王統史
出典: フリー百科事典『ウィキペディア(Wikipedia)』 (2022/01/05 17:07 UTC 版)
本節では、沖縄本島内で中山・山北(北山)・山南(南山)の3つの小国家に分立した三山時代以前の王統について記述する。 蔡温が編集した『中山世譜』には、琉球開闢の際に現れた男女の子孫から誕生した天帝子(太陽神の子供)の長男が、天孫氏として琉球を統治したと記されている。また羽地朝秀の『中山世鑑』には、天孫氏の末代の王が、臣下に殺害され、当時の浦添按司であった尊敦(そんとん)は家臣を引き連れて、その臣下を討ち取り、その後人民から王へ推挙され、舜天王となったとしている。舜天を初代とする舜天王統は3代までで、最後の義本王は浦添按司の英祖に王権を禅譲したとされる。英祖王統4代目の玉城王は酒に入り浸り、執務を碌にせず、その結果国は乱れ三山に分立し、中山王となる。

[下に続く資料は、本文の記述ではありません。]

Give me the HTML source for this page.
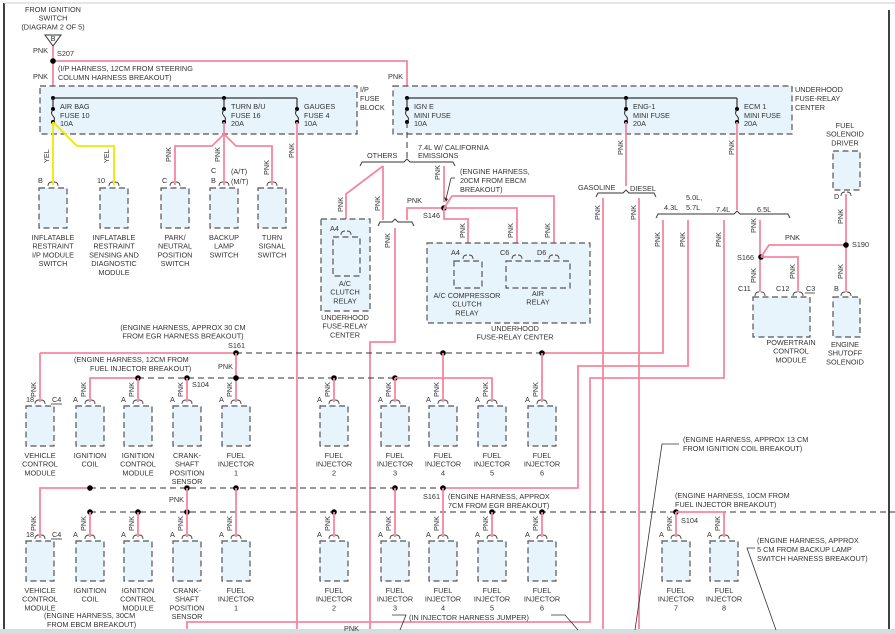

そして王統最後の西威王は幼君であったため、母后の専横政治により益々乱れ、王の死後に英祖王統は廃され、浦添按司の察度へ政権が渡された。 文献に記されている王統に関して、明との交易を開始した察度王統は確実に存在し、天孫氏と舜天王統は実在しない伝説上の人物であるとされている。しかし、英祖王は実在した可能性が高く、もしも存在していたのならば、琉球全土を統治する王ではなく、一地域の浦添の按司に過ぎなかったと推測される。また『中山世譜』には、天孫氏が王として君臨した際、王都を首里に定めたとしているが、実際は英祖王統以前の居城は浦添グスクで、察度王もしくは三山統一後の第一尚氏が首里城に遷都したと考えられる。 1996年から2004年にかけて、浦添ようどれの発掘調査が行われた。安里進は、この発掘調査により英祖王統は実在したと考えている。第一の理由に『琉球国由来記』に記された浦添ようどれの建造年代と、発掘された瓦に刻まれた年代に一致するという点、第二に建造の際に多数の人員と技巧職人を指揮し、地方を束ねた按司と比較にならない大規模の墓を造営したという点を挙げている。